Verkehrserziehung: So trainiert die Polizei Kinder für den Straßenverkehr
Erfreulich: Es gibt weniger Unfälle mit Kindern. Die Polizei beklagt aber, dass viele Eltern nicht mit ihrem Nachwuchs üben.
Düsseldorf. Polizeihauptkommissar Udo Hodenius ist im Einsatz: In der evangelischen Kita am Grevenbroicher Weg sitzt er umringt von Fünfjährigen, eine Bären-Handpuppe auf dem Schoß. Die Kinder um ihn herum brüllen so laut sie können: „Am Bordstein ist Halt, damit’s da nicht knallt!“ Wieder und wieder.
Udo Hodenius und zwei Kollegen klappern Jahr für Jahr rund 150 der 330 Düsseldorfer Kindergärten ab, um mit den Vorschulkindern einen Fußgänger-Führerschein zu machen. Das spielerische Training hat einen ernsten Hintergrund: Noch Ende der 90er-Jahre galt Düsseldorf als gefährliches Pflaster für Kinder, lag die Unfallhäufigkeit laut Studien 20 Prozent über dem Landesdurchschnitt. Doch die Prävention scheint zu fruchten: Die Zahl der Kinderunfälle ist seit Jahren rückläufig. Und der positive Trend setzt sich bislang auch in diesem Jahr fort.
Seit 2005 (288 Unfälle) gingen die Zahlen kontinuierlich zurück. Und so geht es weiter, das zeigt die Statistik für die ersten zehn Monate dieses Jahres: Von Januar bis Ende Oktober gab es 195 Unfälle mit Kindern, im gleichen Zeitraum 2010 waren es in diesem Zeitraum 216 Unfälle. Auffällig: Die Fälle, bei denen Kinder Unfallverursacher waren — sich also falsch verhielten —, sanken von 38 auf 22. Im gesamten Jahr 2005 waren Kinder noch 82 Mal Verursacher eines Unfalls.

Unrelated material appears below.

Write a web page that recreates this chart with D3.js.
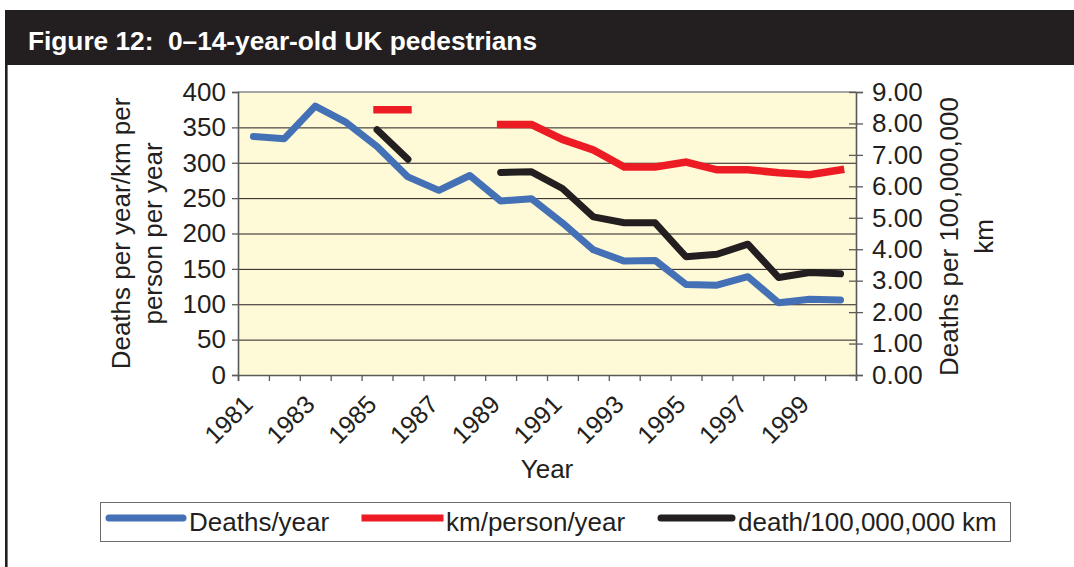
<!DOCTYPE html>
<html>
<head>
<meta charset="utf-8">
<script src="https://cdn.jsdelivr.net/npm/d3@7"></script>
<style>
  html, body { margin: 0; padding: 0; background: #fff; }
  svg text { font-family: "Liberation Sans", Arial, Helvetica, sans-serif; fill: #231f20; }
</style>
</head>
<body>
<svg id="chart" width="1074" height="567"></svg>
<script>
// chart values
var years = [1981, 1982, 1983, 1984, 1985, 1986, 1987, 1988, 1989, 1990,
             1991, 1992, 1993, 1994, 1995, 1996, 1997, 1998, 1999, 2000];
var deaths_per_year = [337, 334, 380, 357, 323, 280, 261, 282, 246, 249,
                       215, 177, 161, 162, 128, 127, 139, 102, 107, 106];
var km_per_person = [null, null, null, null, 375, 375, null, null, 354, 354,
                     333, 318, 294, 294, 301, 290, 290, 286, 283, 290];
var deaths_per_100m_km = [null, null, null, null, 7.80, 6.86, null, null, 6.44, 6.46,
                          5.93, 5.03, 4.84, 4.84, 3.76, 3.84, 4.16, 3.10, 3.26, 3.22];

var left_ticks = [0, 50, 100, 150, 200, 250, 300, 350, 400];
var right_ticks = [0, 1, 2, 3, 4, 5, 6, 7, 8, 9];
var year_labels = [1981, 1983, 1985, 1987, 1989, 1991, 1993, 1995, 1997, 1999];

var title = "Figure 12:  0\u201314-year-old UK pedestrians";
var left_title = ["Deaths per year/km per", "person per year"];
var right_title = ["Deaths per 100,000,000", "km"];
var series_names = ["Deaths/year", "km/person/year", "death/100,000,000 km"];

var blue = "#4470b6", red = "#ed1c24", black = "#231f20";

/* plot box */
var plot_left = 238, plot_right = 856, plot_top = 92, plot_bottom = 375;

var svg = d3.select("#chart");

// header band and left border
svg.append("rect").attr("x", 5).attr("y", 10).attr("width", 1069).attr("height", 55)
    .attr("fill", "#231f20");
svg.append("line").attr("x1", 6.3).attr("x2", 6.3).attr("y1", 65).attr("y2", 567)
    .attr("stroke", "#231f20").attr("stroke-width", 2.6);
svg.append("text").attr("x", 28).attr("y", 50)
    .attr("font-size", 26).attr("font-weight", "bold")
    .attr("textLength", 509).attr("lengthAdjust", "spacingAndGlyphs")
    .style("fill", "#fff").style("white-space", "pre")
    .text(title);

var x = d3.scaleBand().domain(years).range([plot_left, plot_right]);
var x_edges = d3.scaleLinear().domain([0, years.length]).range([plot_left, plot_right]);
var y_left = d3.scaleLinear().domain([0, 400]).range([plot_bottom, plot_top]);
var y_right = d3.scaleLinear().domain([0, 9]).range([plot_bottom, plot_top]);

function cx(i) { return x(years[i]) + x.bandwidth() / 2; }

// plot background + grid
svg.append("rect").attr("x", plot_left).attr("y", plot_top)
    .attr("width", plot_right - plot_left).attr("height", plot_bottom - plot_top)
    .attr("fill", "#fef9d6");
svg.append("g").selectAll("line").data(left_ticks.slice(1, -1)).join("line")
    .attr("x1", plot_left).attr("x2", plot_right)
    .attr("y1", function (d) { return y_left(d) + 0.5; })
    .attr("y2", function (d) { return y_left(d) + 0.5; })
    .attr("stroke", "#231f20").attr("stroke-width", 1);
svg.append("line").attr("x1", plot_left).attr("x2", plot_right)
    .attr("y1", plot_top).attr("y2", plot_top)
    .attr("stroke", "#a6a6a6").attr("stroke-width", 2);

// axes
function style_axis(g) {
    g.select(".domain").attr("stroke", "#5a5a5a").attr("stroke-width", 1.6);
    g.selectAll(".tick line").attr("stroke", "#5a5a5a").attr("stroke-width", 1.3);
    g.selectAll(".tick text").attr("font-size", 26).style("fill", "#231f20")
        .attr("font-family", "Liberation Sans, Arial, sans-serif");
}

var left_axis = svg.append("g").attr("transform", "translate(" + plot_left + ",0)")
    .call(d3.axisLeft(y_left).tickValues(left_ticks).tickSizeOuter(0)
        .tickSize(6).tickPadding(6));
style_axis(left_axis);

var right_axis = svg.append("g").attr("transform", "translate(" + plot_right + ",0)")
    .call(d3.axisRight(y_right).tickValues(right_ticks).tickSizeOuter(0)
        .tickSize(7).tickPadding(9).tickFormat(d3.format(".2f")));
style_axis(right_axis);
right_axis.selectAll(".tick line").attr("x1", -7);

var bottom_axis = svg.append("g").attr("transform", "translate(0," + plot_bottom + ")")
    .call(d3.axisBottom(x_edges).tickValues(d3.range(0, years.length + 1))
        .tickSizeOuter(0).tickSize(6).tickFormat(""));
style_axis(bottom_axis);

// rotated year labels
svg.append("g").selectAll("text").data(year_labels).join("text")
    .attr("transform", function (d) {
        return "translate(" + (x(d) + x.bandwidth() / 2 + 1) + ",406) rotate(-45)";
    })
    .attr("text-anchor", "end").attr("font-size", 25)
    .text(function (d) { return d; });

// axis titles
svg.append("g").selectAll("text").data(left_title).join("text")
    .attr("transform", function (d, i) {
        return "translate(" + (130 + i * 32) + "," + ((plot_top + plot_bottom) / 2) + ") rotate(-90)";
    })
    .attr("text-anchor", "middle").attr("font-size", 26)
    .text(function (d) { return d; });
svg.append("g").selectAll("text").data(right_title).join("text")
    .attr("transform", function (d, i) {
        return "translate(" + (958 + i * 35) + "," + ((plot_top + plot_bottom) / 2 + 3) + ") rotate(-90)";
    })
    .attr("text-anchor", "middle").attr("font-size", 26)
    .text(function (d) { return d; });
svg.append("text").attr("x", (plot_left + plot_right) / 2).attr("y", 478)
    .attr("text-anchor", "middle").attr("font-size", 26).text("Year");

// series lines
function make_line(yscale) {
    return d3.line()
        .defined(function (d) { return d != null; })
        .x(function (d, i) { return cx(i); })
        .y(function (d) { return yscale(d); });
}

svg.append("path").datum(deaths_per_year)
    .attr("d", make_line(y_left)).attr("fill", "none")
    .attr("stroke", blue).attr("stroke-width", 7)
    .attr("stroke-linejoin", "round").attr("stroke-linecap", "round");
svg.append("path").datum(km_per_person)
    .attr("d", make_line(y_left)).attr("fill", "none")
    .attr("stroke", red).attr("stroke-width", 7.5)
    .attr("stroke-linejoin", "miter").attr("stroke-linecap", "square");
svg.append("path").datum(deaths_per_100m_km)
    .attr("d", make_line(y_right)).attr("fill", "none")
    .attr("stroke", black).attr("stroke-width", 7)
    .attr("stroke-linejoin", "round").attr("stroke-linecap", "round");

// legend
var legend = svg.append("g");
legend.append("rect").attr("x", 100.5).attr("y", 502.5).attr("width", 910).attr("height", 39)
    .attr("fill", "#fff").attr("stroke", "#6d6d6d").attr("stroke-width", 1);
var legend_items = [
    { name: series_names[0], color: blue, cap: "round", x0: 109, x1: 183, tx: 189 },
    { name: series_names[1], color: red, cap: "square", x0: 365, x1: 440, tx: 446 },
    { name: series_names[2], color: black, cap: "round", x0: 661, x1: 732, tx: 738 }
];
legend.selectAll("line").data(legend_items).join("line")
    .attr("x1", function (d) { return d.x0; }).attr("x2", function (d) { return d.x1; })
    .attr("y1", 518).attr("y2", 518)
    .attr("stroke", function (d) { return d.color; }).attr("stroke-width", 7)
    .attr("stroke-linecap", function (d) { return d.cap; });
legend.selectAll("text").data(legend_items).join("text")
    .attr("x", function (d) { return d.tx; }).attr("y", 531)
    .attr("font-size", 26)
    .text(function (d) { return d.name; });
</script>
</body>
</html>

Dass die Polizei die Kinder besonders ins Auge fasst, hat noch einen anderen Grund: Sind die Kleinen an einem Zusammenstoß beteiligt, werden sie auch fast immer verletzt.
Davon freilich wissen der fünfjährige Matteo und seine Freunde von der Kita Grevenbroicher Weg nichts. Seine Mutter Stefanie Mantovani sieht die Notwendigkeit des Verkehrstrainings umso deutlicher: „Matteo ist eigentlich sehr vorsichtig. Aber neulich ist er einfach über die Straße gerannt.“ Angesichts solcher Erlebnisse fühlt sie sich mitunter hilflos: „Man weiß gar nicht so genau, wie man einem Kind das richtige Verhalten beibringt.“
Deshalb bietet Hauptkommissar Hodenius neben dem Training für die Kinder auch eine Beratung für die Eltern. „Die Wahrnehmung der Kinder muss trainiert werden“, erklärt er. Denn: Während Erwachsene ein horizontales Blickfeld von 180 Grad haben, ist das der Kleinen auf 120 Grad beschränkt. Zudem können sie weniger gut einschätzen, woher Geräusche kommen, wie weit ein Auto entfernt ist und wie schnell es sich nähert. Die erwachsenen Autofahrer wissen um diese Defizite meist nicht — und auf dieses Unverständnis müssen sich die Kinder einstellen. „Der Bordstein ist eine Grenze, da dürfen die Kinder nie einfach drüber“, erklärt Hodenius die wichtigste Grundlage. „Und die Eltern sind Vorbild. Sie müssen immer am Bordstein halten.“
Während in den Kitas laut Udo Hodenius sehr viel für die Verkehrserziehung getan wird, sei das Engagement der Eltern sehr unterschiedlich. Gerade in sozialen Brennpunkten nehme man sich oft kaum Zeit, aktiv mit den Kindern im Straßenverkehr zu üben. Immerhin: Im vergangenen Jahr nahmen in Düsseldorf 27 534 Kindergartenkinder an der Verkehrserziehung teil. Hodenius und seine Kollegen können nur hoffen, dass dies dazu beiträgt, die Unfallzahlen weiterhin Jahr für Jahr zu drücken.